* [Exercise aim] Would you transcribe the listing that follows, character for character, and omit its images?

--

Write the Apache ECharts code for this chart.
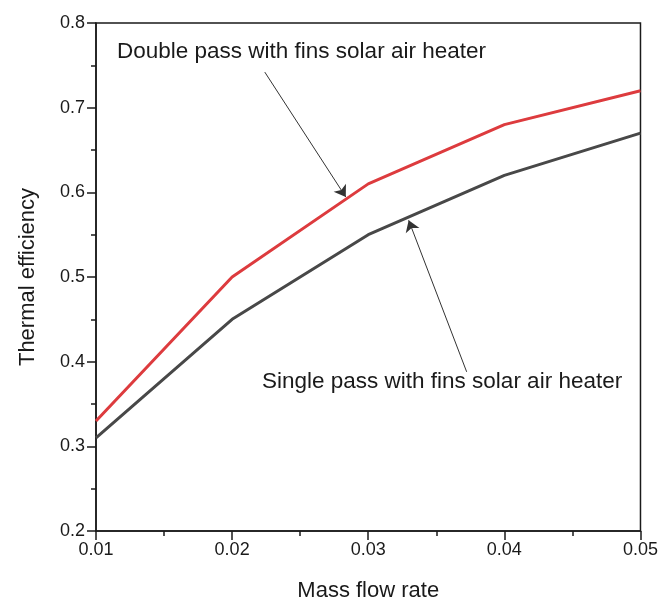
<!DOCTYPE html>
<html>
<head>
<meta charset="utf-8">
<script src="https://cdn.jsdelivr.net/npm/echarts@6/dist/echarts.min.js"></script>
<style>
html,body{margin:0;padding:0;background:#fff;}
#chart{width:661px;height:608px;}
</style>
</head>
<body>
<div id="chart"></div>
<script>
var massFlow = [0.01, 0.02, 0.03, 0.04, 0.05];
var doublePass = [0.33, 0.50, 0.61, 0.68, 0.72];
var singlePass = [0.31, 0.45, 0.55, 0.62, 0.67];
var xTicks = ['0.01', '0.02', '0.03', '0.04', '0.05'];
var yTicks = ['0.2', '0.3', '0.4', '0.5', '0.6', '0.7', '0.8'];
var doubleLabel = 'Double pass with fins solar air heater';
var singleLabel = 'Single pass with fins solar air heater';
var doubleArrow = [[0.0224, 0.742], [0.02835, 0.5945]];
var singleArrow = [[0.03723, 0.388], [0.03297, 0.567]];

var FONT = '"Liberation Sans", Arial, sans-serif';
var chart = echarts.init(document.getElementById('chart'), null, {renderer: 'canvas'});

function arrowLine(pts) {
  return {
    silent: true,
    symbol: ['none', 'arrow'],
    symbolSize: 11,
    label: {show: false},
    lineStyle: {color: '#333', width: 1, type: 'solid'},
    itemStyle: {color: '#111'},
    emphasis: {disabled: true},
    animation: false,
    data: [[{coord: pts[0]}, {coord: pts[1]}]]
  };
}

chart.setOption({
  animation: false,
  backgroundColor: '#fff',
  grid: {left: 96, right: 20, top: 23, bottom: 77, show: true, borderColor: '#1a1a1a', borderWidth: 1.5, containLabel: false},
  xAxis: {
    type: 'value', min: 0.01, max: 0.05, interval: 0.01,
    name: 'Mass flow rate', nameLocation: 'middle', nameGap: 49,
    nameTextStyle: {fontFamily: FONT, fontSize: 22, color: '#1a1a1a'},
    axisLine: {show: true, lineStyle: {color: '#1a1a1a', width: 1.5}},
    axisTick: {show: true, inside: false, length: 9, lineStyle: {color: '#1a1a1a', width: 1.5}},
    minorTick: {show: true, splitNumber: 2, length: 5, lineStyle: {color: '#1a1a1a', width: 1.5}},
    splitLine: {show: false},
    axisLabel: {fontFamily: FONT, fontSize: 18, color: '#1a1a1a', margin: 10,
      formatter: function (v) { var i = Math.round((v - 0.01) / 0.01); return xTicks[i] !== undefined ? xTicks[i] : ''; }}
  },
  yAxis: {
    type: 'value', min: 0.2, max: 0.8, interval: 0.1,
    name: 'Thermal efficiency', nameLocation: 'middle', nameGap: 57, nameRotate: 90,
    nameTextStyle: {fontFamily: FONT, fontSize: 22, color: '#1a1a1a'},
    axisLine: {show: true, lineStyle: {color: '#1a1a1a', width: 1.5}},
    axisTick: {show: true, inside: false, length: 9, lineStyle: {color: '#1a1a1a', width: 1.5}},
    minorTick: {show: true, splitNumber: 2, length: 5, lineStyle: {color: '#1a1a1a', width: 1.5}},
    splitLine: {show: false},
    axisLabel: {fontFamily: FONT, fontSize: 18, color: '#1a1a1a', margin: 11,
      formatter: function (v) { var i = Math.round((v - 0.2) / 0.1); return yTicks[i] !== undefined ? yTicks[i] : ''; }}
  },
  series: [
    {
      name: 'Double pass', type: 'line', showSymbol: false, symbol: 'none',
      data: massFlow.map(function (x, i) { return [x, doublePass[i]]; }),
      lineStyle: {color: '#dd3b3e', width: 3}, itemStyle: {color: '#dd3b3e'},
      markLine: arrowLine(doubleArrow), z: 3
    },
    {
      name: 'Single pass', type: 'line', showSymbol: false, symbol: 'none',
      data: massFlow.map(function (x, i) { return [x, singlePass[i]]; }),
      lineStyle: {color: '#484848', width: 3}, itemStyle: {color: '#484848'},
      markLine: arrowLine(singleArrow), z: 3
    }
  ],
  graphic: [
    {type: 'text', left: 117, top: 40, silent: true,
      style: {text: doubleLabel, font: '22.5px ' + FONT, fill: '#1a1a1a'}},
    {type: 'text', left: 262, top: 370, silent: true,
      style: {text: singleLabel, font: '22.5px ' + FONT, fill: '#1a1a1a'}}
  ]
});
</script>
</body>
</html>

--

* [Result of the exercise]
Write the Apache ECharts code for this chart.
<!DOCTYPE html>
<html>
<head>
<meta charset="utf-8">
<script src="https://cdn.jsdelivr.net/npm/echarts@6/dist/echarts.min.js"></script>
<style>
html,body{margin:0;padding:0;background:#fff;}
#chart{width:661px;height:608px;}
</style>
</head>
<body>
<div id="chart"></div>
<script>
var massFlow = [0.01, 0.02, 0.03, 0.04, 0.05];
var doublePass = [0.33, 0.50, 0.61, 0.68, 0.72];
var singlePass = [0.31, 0.45, 0.55, 0.62, 0.67];
var xTicks = ['0.01', '0.02', '0.03', '0.04', '0.05'];
var yTicks = ['0.2', '0.3', '0.4', '0.5', '0.6', '0.7', '0.8'];
var doubleLabel = 'Double pass with fins solar air heater';
var singleLabel = 'Single pass with fins solar air heater';
var doubleArrow = [[0.0224, 0.742], [0.02835, 0.5945]];
var singleArrow = [[0.03723, 0.388], [0.03297, 0.567]];

var FONT = '"Liberation Sans", Arial, sans-serif';
var chart = echarts.init(document.getElementById('chart'), null, {renderer: 'canvas'});

function arrowLine(pts) {
  return {
    silent: true,
    symbol: ['none', 'arrow'],
    symbolSize: 11,
    label: {show: false},
    lineStyle: {color: '#333', width: 1, type: 'solid'},
    itemStyle: {color: '#111'},
    emphasis: {disabled: true},
    animation: false,
    data: [[{coord: pts[0]}, {coord: pts[1]}]]
  };
}

chart.setOption({
  animation: false,
  backgroundColor: '#fff',
  grid: {left: 96, right: 20, top: 23, bottom: 77, show: true, borderColor: '#1a1a1a', borderWidth: 1.5, containLabel: false},
  xAxis: {
    type: 'value', min: 0.01, max: 0.05, interval: 0.01,
    name: 'Mass flow rate', nameLocation: 'middle', nameGap: 49,
    nameTextStyle: {fontFamily: FONT, fontSize: 22, color: '#1a1a1a'},
    axisLine: {show: true, lineStyle: {color: '#1a1a1a', width: 1.5}},
    axisTick: {show: true, inside: false, length: 9, lineStyle: {color: '#1a1a1a', width: 1.5}},
    minorTick: {show: true, splitNumber: 2, length: 5, lineStyle: {color: '#1a1a1a', width: 1.5}},
    splitLine: {show: false},
    axisLabel: {fontFamily: FONT, fontSize: 18, color: '#1a1a1a', margin: 10,
      formatter: function (v) { var i = Math.round((v - 0.01) / 0.01); return xTicks[i] !== undefined ? xTicks[i] : ''; }}
  },
  yAxis: {
    type: 'value', min: 0.2, max: 0.8, interval: 0.1,
    name: 'Thermal efficiency', nameLocation: 'middle', nameGap: 57, nameRotate: 90,
    nameTextStyle: {fontFamily: FONT, fontSize: 22, color: '#1a1a1a'},
    axisLine: {show: true, lineStyle: {color: '#1a1a1a', width: 1.5}},
    axisTick: {show: true, inside: false, length: 9, lineStyle: {color: '#1a1a1a', width: 1.5}},
    minorTick: {show: true, splitNumber: 2, length: 5, lineStyle: {color: '#1a1a1a', width: 1.5}},
    splitLine: {show: false},
    axisLabel: {fontFamily: FONT, fontSize: 18, color: '#1a1a1a', margin: 11,
      formatter: function (v) { var i = Math.round((v - 0.2) / 0.1); return yTicks[i] !== undefined ? yTicks[i] : ''; }}
  },
  series: [
    {
      name: 'Double pass', type: 'line', showSymbol: false, symbol: 'none',
      data: massFlow.map(function (x, i) { return [x, doublePass[i]]; }),
      lineStyle: {color: '#dd3b3e', width: 3}, itemStyle: {color: '#dd3b3e'},
      markLine: arrowLine(doubleArrow), z: 3
    },
    {
      name: 'Single pass', type: 'line', showSymbol: false, symbol: 'none',
      data: massFlow.map(function (x, i) { return [x, singlePass[i]]; }),
      lineStyle: {color: '#484848', width: 3}, itemStyle: {color: '#484848'},
      markLine: arrowLine(singleArrow), z: 3
    }
  ],
  graphic: [
    {type: 'text', left: 117, top: 40, silent: true,
      style: {text: doubleLabel, font: '22.5px ' + FONT, fill: '#1a1a1a'}},
    {type: 'text', left: 262, top: 370, silent: true,
      style: {text: singleLabel, font: '22.5px ' + FONT, fill: '#1a1a1a'}}
  ]
});
</script>
</body>
</html>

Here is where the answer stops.